W jednym z pociągów trójmiejskich doszło do prawdziwego skandalu. Funkcjonariusze Straży Ochrony Kolei, wyprowadzili siłą mężczyznę z pociągu i powalili go na ziemię.

Do zdarzenia doszło w pociągu SKM w Trójmieście. Relacje pasażerów i przedstawicieli SKM różnią się od siebie, jednak rzecznik SKM nie zaprzecza w swych oświadczeniach głównym zarzutom.

Mężczyzna jechał pociągiem bez maseczki, wobec czego została podjęta interwencja Straży Ochrony Kolei. Strażnicy mieli prosić mężczyznę o wylegitymowanie się, ten jednak się nie zgodził.

Według relacji innego pasażera miał poprosić o podanie podstawy prawnej i wylegitymowanie się przez strażników, którzy jednak odmówili.

– Nie chcieli się również przedstawić, odpowiedzieli wprost, że nie będą mu się tłumaczyć na podstawie jakich przepisów działają, że ma pokazać dokumenty i koniec – mówi rozmówca portalu trojmiasto.pl.

Rzecznik SKM Trójmiasto, Tomasz Złotoś, mówi z kolei, iż funkcjonariusze poprosili go o okazanie dokumentu tożsamości, aby mogli sporządzić wniosek o ukaranie do policji za nieprzestrzeganie obowiązku noszenia maseczek zasłaniających usta i nos w pojazdach komunikacji zbiorowej. Mężczyzna kategorycznie odmówił, został więc poinformowany, że jeżeli nie okaże dokumentu, będzie musiał opuścić pociąg, aby dalsze czynności w tej sprawie mógł wykonać patrol policji.

Jak widać relacja rzecznika nie dotyczy najważniejszej części, czyli tego że strażnicy mieli odmówić podania podstawy prawnej i wylegitymowania się. Co było dalej możemy zobaczyć na filmiku. Na krótkim nagraniu widać, jak powalono mężczyznę na ziemię na peronie, wcześniej został siłowo wyprowadzony z pociągu.

– Użyte środki były zdecydowanie nieadekwatne do sytuacji, bo pasażer nie stawiał oporu, a jedynie dyskutował, że ma trudności z oddychaniem, a w pociągu jest duszno i nie ma klimatyzacji – mówi świadek zdarzenia. I dodaje, że: zatrzymany nie był agresywny, a w tamtym momencie wystąpił impass, który trwał jakieś 5 min, w tym czasie dzwonił na 112, iż SOK zatrzymuje go w pociągu, ale nie potrafi podać podstawy prawnej.

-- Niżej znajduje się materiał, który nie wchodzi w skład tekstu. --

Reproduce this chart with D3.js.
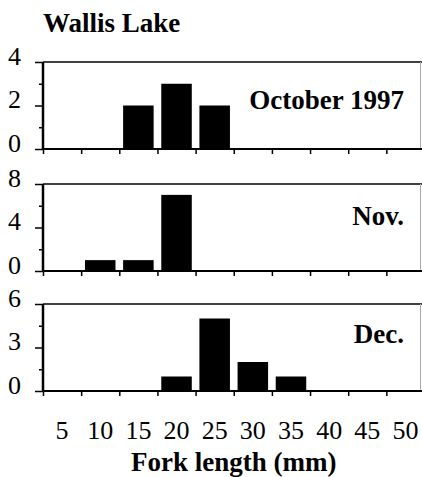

Rzecznik SKM broni się tym, że funkcjonariusze SOK są uprawnieni do używania siły. – Funkcjonariusze Straży Ochrony Kolei, tak jak np. policjanci, mają prawo użyć chwytów obezwładniających wobec osób, które nie stosują się do ich poleceń – twierdzi Tomasz Złotoś.

Rzecznik twierdzi także, że mężczyzna był agresywny w czasie interwencji. Na nagraniu jednak tej agresji nie widać, a pasażer powtarza jedynie „puśćcie mnie, przekraczacie swoje uprawnienia”. Ostatecznie mężczyźnie założono kajdanki i w ten sposób zatrzymano na miejscu do czasu przybycia policji, która miała ukarać go mandatem za brak maseczki.